start

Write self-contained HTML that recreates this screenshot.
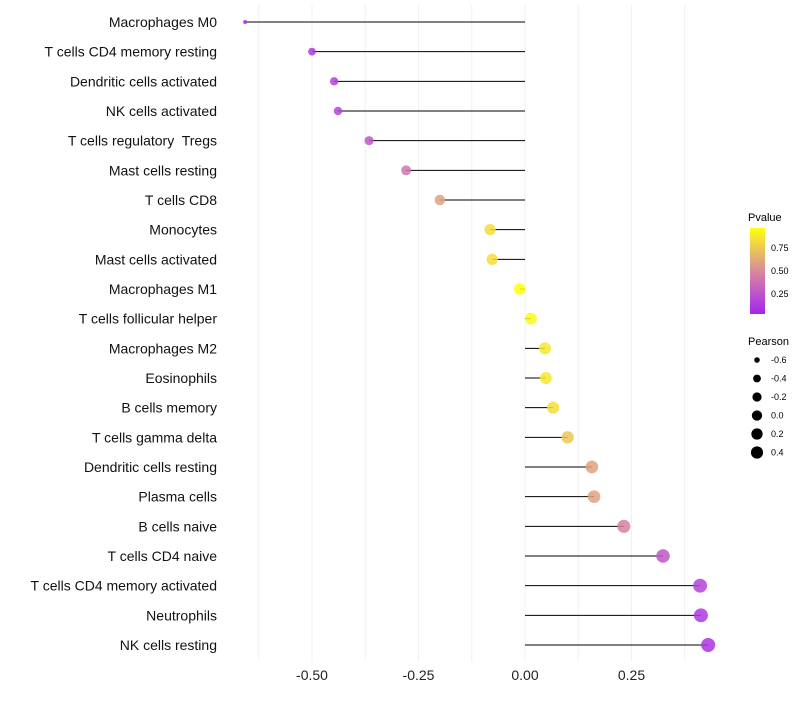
<!DOCTYPE html>
<html><head><meta charset="utf-8"><style>
body{margin:0;background:#fff;font-family:"Liberation Sans",sans-serif}
text{white-space:pre}
</style></head><body>
<svg id="c" width="800" height="700" xmlns="http://www.w3.org/2000/svg">
<defs><linearGradient id="pg" x1="0" y1="1" x2="0" y2="0">
<stop offset="0" stop-color="#a424f0"/><stop offset="0.5" stop-color="#d98a9c"/><stop offset="1" stop-color="#ffff10"/></linearGradient></defs>
<g id="grid"></g><g id="marks"></g><g id="labels"></g><g id="xt"></g>
<g font-size="9">
<text x="748" y="221" font-size="11">Pvalue</text>
<rect x="750" y="228" width="15" height="86" fill="url(#pg)"/>
<text x="771" y="251">0.75</text><text x="771" y="274">0.50</text><text x="771" y="297">0.25</text>
</g>
<g id="sleg" font-size="9">
<text x="748" y="345" font-size="11">Pearson</text>
</g>
</svg>
<script>
const categories=["Macrophages M0","T cells CD4 memory resting","Dendritic cells activated","NK cells activated","T cells regulatory  Tregs","Mast cells resting","T cells CD8","Monocytes","Mast cells activated","Macrophages M1","T cells follicular helper","Macrophages M2","Eosinophils","B cells memory","T cells gamma delta","Dendritic cells resting","Plasma cells","B cells naive","T cells CD4 naive","T cells CD4 memory activated","Neutrophils","NK cells resting"];
const pearson=[-0.657,-0.50,-0.448,-0.439,-0.366,-0.279,-0.20,-0.082,-0.077,-0.012,0.014,0.047,0.049,0.066,0.10,0.157,0.162,0.232,0.324,0.411,0.413,0.43];
const pvalue=[0.03,0.1,0.15,0.15,0.25,0.4,0.6,0.85,0.85,1.0,0.98,0.9,0.9,0.85,0.75,0.6,0.6,0.45,0.25,0.15,0.1,0.08];
const xTicks=[-0.5,-0.25,0,0.25];
const xTickLabels=["-0.50","-0.25","0.00","0.25"];
const sizeLegend=[-0.6,-0.4,-0.2,0.0,0.2,0.4];
const NS="http://www.w3.org/2000/svg";
const x=v=>525+v*426;
const y=i=>22+i*(623/21);
const r=v=>2+5*Math.sqrt(Math.max(0,(v+0.657)/1.087));
function lerp(a,b,t){return a.map((c,k)=>Math.round(c+(b[k]-c)*t));}
function col(p){const A=[164,36,240],B=[217,138,156],C=[255,255,16];
 const c=p<0.5?lerp(A,B,p/0.5):lerp(B,C,(p-0.5)/0.5);return `rgb(${c})`;}
function mk(t,a,parent){const e=document.createElementNS(NS,t);for(const k in a)e.setAttribute(k,a[k]);document.getElementById(parent).appendChild(e);return e;}
for(let v=-0.625;v<=0.376;v+=0.125){
 const g=mk('line',{x1:x(v),x2:x(v),y1:5,y2:662,stroke:'#f0f0f0','stroke-width':1},'grid');
 
 
}
xTicks.forEach((v,i)=>{
 const t=mk('text',{x:x(v),y:680,'text-anchor':'middle','font-size':14,fill:'#222'},'xt');t.textContent=xTickLabels[i];
 
 
});
categories.forEach((c,i)=>{
 const t=mk('text',{x:217,y:y(i)+5,'text-anchor':'end','font-size':14,fill:'#111'},'labels');t.textContent=c;
 
 
 const l=mk('line',{x1:x(0),x2:x(pearson[i]),y1:y(i),y2:y(i),stroke:'#000','stroke-width':1},'marks');
 
 
 const p=mk('circle',{cx:x(pearson[i]),cy:y(i),r:r(pearson[i]),fill:col(pvalue[i]),'fill-opacity':0.85},'marks');
 
 
});
sizeLegend.forEach((v,i)=>{
 const cy=360+i*18.5;
 const c=mk('circle',{cx:757,cy:cy,r:r(v)*0.88,fill:'#000'},'sleg');
 
 
 const t=mk('text',{x:771,y:cy+3},'sleg');t.textContent=v.toFixed(1);
 
 
});
</script>
</body></html>
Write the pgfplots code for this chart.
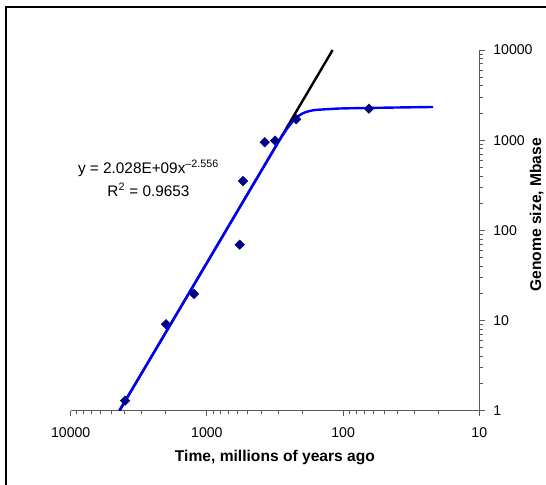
\documentclass[border=0pt]{standalone}
\usepackage{pgfplots}
\pgfplotsset{compat=1.18}
\usepackage{fontspec}
\setmainfont{Liberation Sans}
\definecolor{navymark}{RGB}{0,0,128}
\definecolor{axisgray}{RGB}{90,90,90}

\begin{document}
\begin{tikzpicture}
\begin{axis}[
    at={(0,0)}, anchor=south west,
    scale only axis, width=306.45pt, height=270.5pt,
    xmode=log, ymode=log, x dir=reverse,
    xmin=10, xmax=10000, ymin=1, ymax=10000,
    axis x line=bottom, axis y line=right,
    axis line style={-, axisgray, line width=0.8pt},
    every tick/.style={axisgray, line width=0.7pt},
    tick align=outside,
    major tick length=4pt, minor tick length=2.5pt,
    xtick={10,100,1000,10000}, xticklabels={10,100,1000,10000},
    ytick={1,10,100,1000,10000}, yticklabels={1,10,100,1000,10000},
    minor xtick={20,30,40,50,60,70,80,90,200,300,400,500,600,700,800,900,2000,3000,4000,5000,6000,7000,8000,9000},
    minor ytick={2,3,4,5,6,7,8,9,20,30,40,50,60,70,80,90,200,300,400,500,600,700,800,900,2000,3000,4000,5000,6000,7000,8000,9000},
    tick label style={font=\fontsize{10.6pt}{12pt}\selectfont},
    xticklabel shift=5pt,
    yticklabel style={anchor=west, xshift=3pt},
    /pgf/number format/assume math mode=true,
    xlabel={Time, millions of years ago},
    ylabel={Genome size, Mbase},
    xlabel style={at={(axis description cs:0.5,-0.131)}, anchor=center,
        font=\fontsize{11.7pt}{13pt}\selectfont\bfseries},
    ylabel style={at={(axis description cs:1.1405,0.543)}, anchor=center,
        font=\fontsize{11.7pt}{13pt}\selectfont\bfseries},
    clip=true,
]
% power-law fit, y = 2.028E+09 x^-2.556
\addplot[black, line width=1.8pt] coordinates {(4376,1) (119.3,10000)};
% saturating curve
\addplot[blue, line width=1.8pt, smooth] coordinates {
    (4395,1) (2512,4.14) (1585,13.43) (1000,43.55) (631,141.3)
    (398,458.1) (316.2,824) (281.8,1096) (251.2,1413) (223.9,1738)
    (199.5,1972) (177.8,2099) (158.5,2163) (125.9,2213) (100,2249)
    (50.1,2291) (21.8,2333)
};
% data
\addplot[only marks, mark=square*, mark size=2.5pt,
    mark options={rotate=45, fill=navymark, draw=navymark}] coordinates {
    (3990,1.29) (1995,9.08) (1243,19.7) (574,69.3) (543,352)
    (376,947) (316,989) (221,1704) (64.6,2234)
};
\node[align=center, font=\fontsize{11.5pt}{17.3pt}\selectfont]
    at (axis description cs:0.1904,0.6437)
    {y = 2.028E+09x\textsuperscript{–2.556}\\R\textsuperscript{2} = 0.9653};
\end{axis}
\draw[black, line width=1.5pt] (-48.5pt,-56pt) -- (-48.5pt,302.8pt) -- (357pt,302.8pt);
\pgfresetboundingbox
\path (-53.03pt,-55.73pt) rectangle (356.5pt,308.0pt);
\end{tikzpicture}
\end{document}
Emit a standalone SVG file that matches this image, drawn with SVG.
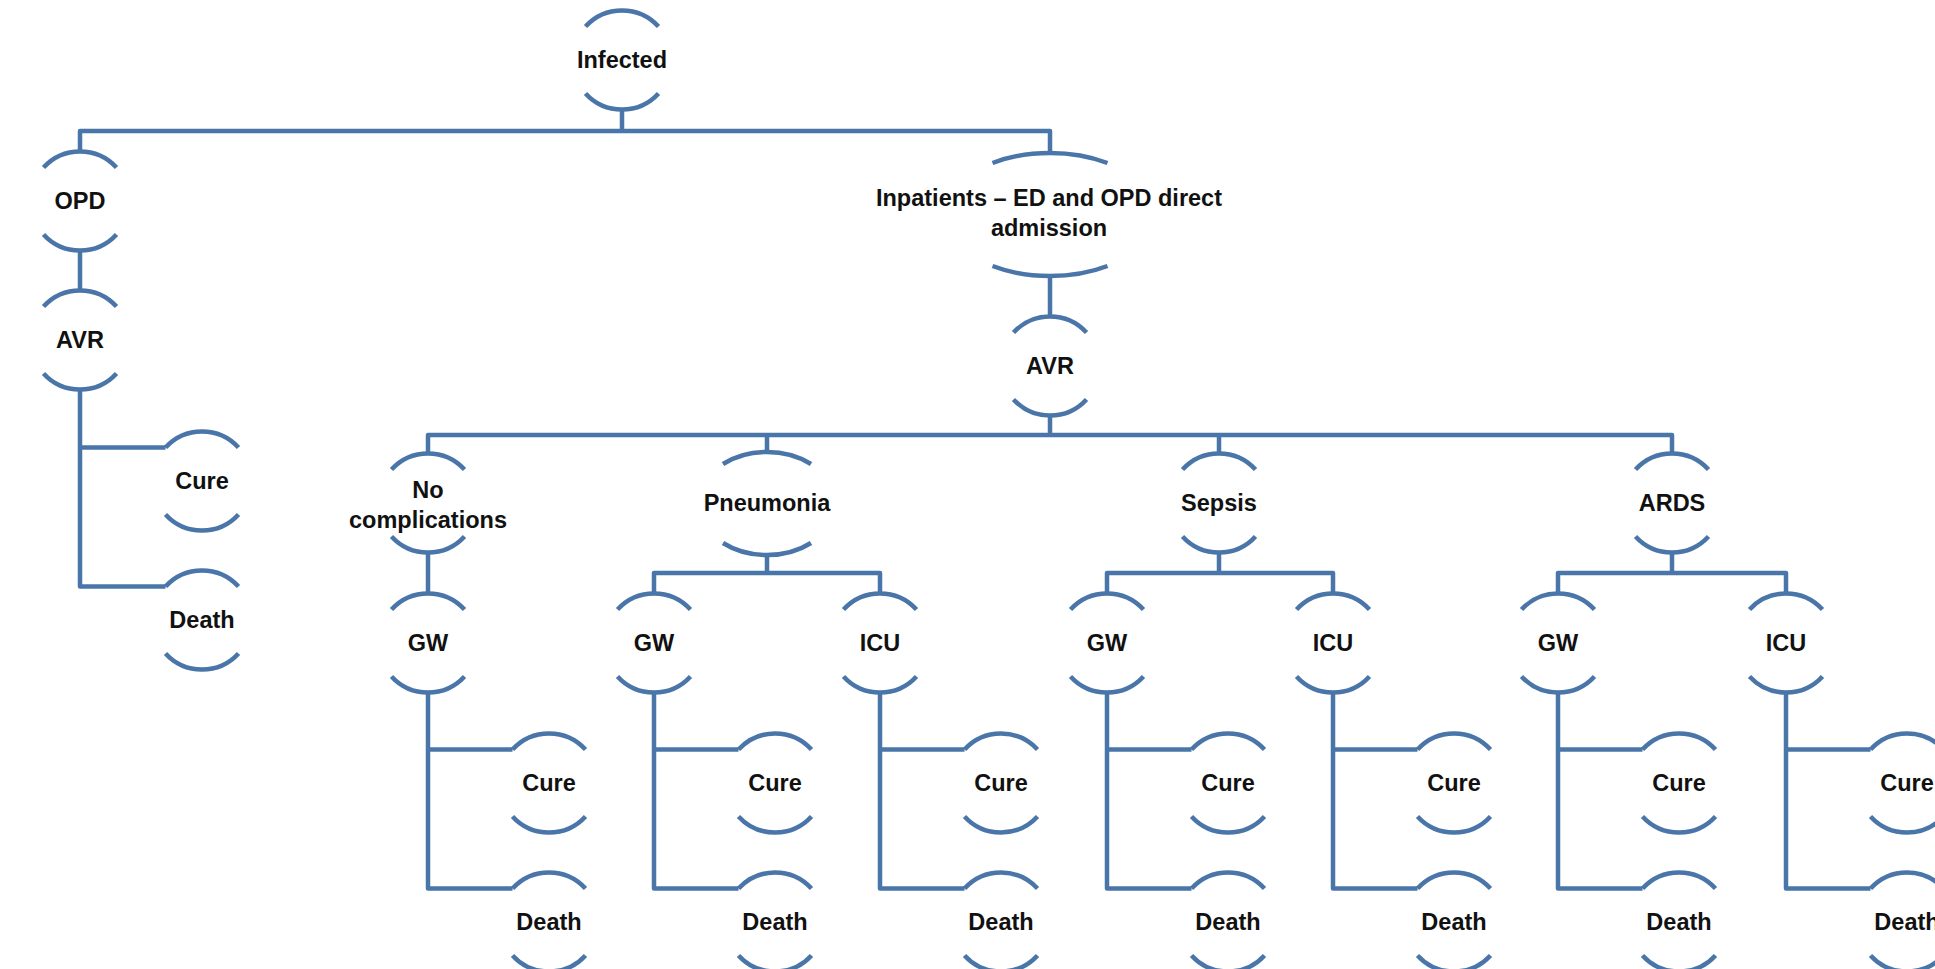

end

> _Stated goal_: Do not copy the pictures, but repeat every line exactly.

> _Final answer_:
Write self-contained HTML that recreates this screenshot.
<!DOCTYPE html>
<html><head><meta charset="utf-8"><style>
body{margin:0;background:#fff;font-family:"Liberation Sans",sans-serif}
text{white-space:pre}
</style></head><body>
<svg id="c" width="800" height="700" xmlns="http://www.w3.org/2000/svg">
<defs><linearGradient id="pg" x1="0" y1="1" x2="0" y2="0">
<stop offset="0" stop-color="#a424f0"/><stop offset="0.5" stop-color="#d98a9c"/><stop offset="1" stop-color="#ffff10"/></linearGradient></defs>
<g id="grid"></g><g id="marks"></g><g id="labels"></g><g id="xt"></g>
<g font-size="9">
<text x="748" y="221" font-size="11">Pvalue</text>
<rect x="750" y="228" width="15" height="86" fill="url(#pg)"/>
<text x="771" y="251">0.75</text><text x="771" y="274">0.50</text><text x="771" y="297">0.25</text>
</g>
<g id="sleg" font-size="9">
<text x="748" y="345" font-size="11">Pearson</text>
</g>
</svg>
<script>
const categories=["Macrophages M0","T cells CD4 memory resting","Dendritic cells activated","NK cells activated","T cells regulatory  Tregs","Mast cells resting","T cells CD8","Monocytes","Mast cells activated","Macrophages M1","T cells follicular helper","Macrophages M2","Eosinophils","B cells memory","T cells gamma delta","Dendritic cells resting","Plasma cells","B cells naive","T cells CD4 naive","T cells CD4 memory activated","Neutrophils","NK cells resting"];
const pearson=[-0.657,-0.50,-0.448,-0.439,-0.366,-0.279,-0.20,-0.082,-0.077,-0.012,0.014,0.047,0.049,0.066,0.10,0.157,0.162,0.232,0.324,0.411,0.413,0.43];
const pvalue=[0.03,0.1,0.15,0.15,0.25,0.4,0.6,0.85,0.85,1.0,0.98,0.9,0.9,0.85,0.75,0.6,0.6,0.45,0.25,0.15,0.1,0.08];
const xTicks=[-0.5,-0.25,0,0.25];
const xTickLabels=["-0.50","-0.25","0.00","0.25"];
const sizeLegend=[-0.6,-0.4,-0.2,0.0,0.2,0.4];
const NS="http://www.w3.org/2000/svg";
const x=v=>525+v*426;
const y=i=>22+i*(623/21);
const r=v=>2+5*Math.sqrt(Math.max(0,(v+0.657)/1.087));
function lerp(a,b,t){return a.map((c,k)=>Math.round(c+(b[k]-c)*t));}
function col(p){const A=[164,36,240],B=[217,138,156],C=[255,255,16];
 const c=p<0.5?lerp(A,B,p/0.5):lerp(B,C,(p-0.5)/0.5);return `rgb(${c})`;}
function mk(t,a,parent){const e=document.createElementNS(NS,t);for(const k in a)e.setAttribute(k,a[k]);document.getElementById(parent).appendChild(e);return e;}
for(let v=-0.625;v<=0.376;v+=0.125){
 const g=mk('line',{x1:x(v),x2:x(v),y1:5,y2:662,stroke:'#f0f0f0','stroke-width':1},'grid');
 
 
}
xTicks.forEach((v,i)=>{
 const t=mk('text',{x:x(v),y:680,'text-anchor':'middle','font-size':14,fill:'#222'},'xt');t.textContent=xTickLabels[i];
 
 
});
categories.forEach((c,i)=>{
 const t=mk('text',{x:217,y:y(i)+5,'text-anchor':'end','font-size':14,fill:'#111'},'labels');t.textContent=c;
 
 
 const l=mk('line',{x1:x(0),x2:x(pearson[i]),y1:y(i),y2:y(i),stroke:'#000','stroke-width':1},'marks');
 
 
 const p=mk('circle',{cx:x(pearson[i]),cy:y(i),r:r(pearson[i]),fill:col(pvalue[i]),'fill-opacity':0.85},'marks');
 
 
});
sizeLegend.forEach((v,i)=>{
 const cy=360+i*18.5;
 const c=mk('circle',{cx:757,cy:cy,r:r(v)*0.88,fill:'#000'},'sleg');
 
 
 const t=mk('text',{x:771,y:cy+3},'sleg');t.textContent=v.toFixed(1);
 
 
});
</script>
</body></html>
Write the pgfplots code for this chart.
\documentclass[border=0pt]{standalone}
\usepackage{pgfplots}
\pgfplotsset{compat=1.18}
\usepackage{fontspec}
\setmainfont{Liberation Sans}
\definecolor{navymark}{RGB}{0,0,128}
\definecolor{axisgray}{RGB}{90,90,90}

\begin{document}
\begin{tikzpicture}
\begin{axis}[
    at={(0,0)}, anchor=south west,
    scale only axis, width=306.45pt, height=270.5pt,
    xmode=log, ymode=log, x dir=reverse,
    xmin=10, xmax=10000, ymin=1, ymax=10000,
    axis x line=bottom, axis y line=right,
    axis line style={-, axisgray, line width=0.8pt},
    every tick/.style={axisgray, line width=0.7pt},
    tick align=outside,
    major tick length=4pt, minor tick length=2.5pt,
    xtick={10,100,1000,10000}, xticklabels={10,100,1000,10000},
    ytick={1,10,100,1000,10000}, yticklabels={1,10,100,1000,10000},
    minor xtick={20,30,40,50,60,70,80,90,200,300,400,500,600,700,800,900,2000,3000,4000,5000,6000,7000,8000,9000},
    minor ytick={2,3,4,5,6,7,8,9,20,30,40,50,60,70,80,90,200,300,400,500,600,700,800,900,2000,3000,4000,5000,6000,7000,8000,9000},
    tick label style={font=\fontsize{10.6pt}{12pt}\selectfont},
    xticklabel shift=5pt,
    yticklabel style={anchor=west, xshift=3pt},
    /pgf/number format/assume math mode=true,
    xlabel={Time, millions of years ago},
    ylabel={Genome size, Mbase},
    xlabel style={at={(axis description cs:0.5,-0.131)}, anchor=center,
        font=\fontsize{11.7pt}{13pt}\selectfont\bfseries},
    ylabel style={at={(axis description cs:1.1405,0.543)}, anchor=center,
        font=\fontsize{11.7pt}{13pt}\selectfont\bfseries},
    clip=true,
]
% power-law fit, y = 2.028E+09 x^-2.556
\addplot[black, line width=1.8pt] coordinates {(4376,1) (119.3,10000)};
% saturating curve
\addplot[blue, line width=1.8pt, smooth] coordinates {
    (4395,1) (2512,4.14) (1585,13.43) (1000,43.55) (631,141.3)
    (398,458.1) (316.2,824) (281.8,1096) (251.2,1413) (223.9,1738)
    (199.5,1972) (177.8,2099) (158.5,2163) (125.9,2213) (100,2249)
    (50.1,2291) (21.8,2333)
};
% data
\addplot[only marks, mark=square*, mark size=2.5pt,
    mark options={rotate=45, fill=navymark, draw=navymark}] coordinates {
    (3990,1.29) (1995,9.08) (1243,19.7) (574,69.3) (543,352)
    (376,947) (316,989) (221,1704) (64.6,2234)
};
\node[align=center, font=\fontsize{11.5pt}{17.3pt}\selectfont]
    at (axis description cs:0.1904,0.6437)
    {y = 2.028E+09x\textsuperscript{–2.556}\\R\textsuperscript{2} = 0.9653};
\end{axis}
\draw[black, line width=1.5pt] (-48.5pt,-56pt) -- (-48.5pt,302.8pt) -- (357pt,302.8pt);
\pgfresetboundingbox
\path (-53.03pt,-55.73pt) rectangle (356.5pt,308.0pt);
\end{tikzpicture}
\end{document}
Emit a standalone SVG file that matches this image, drawn with SVG.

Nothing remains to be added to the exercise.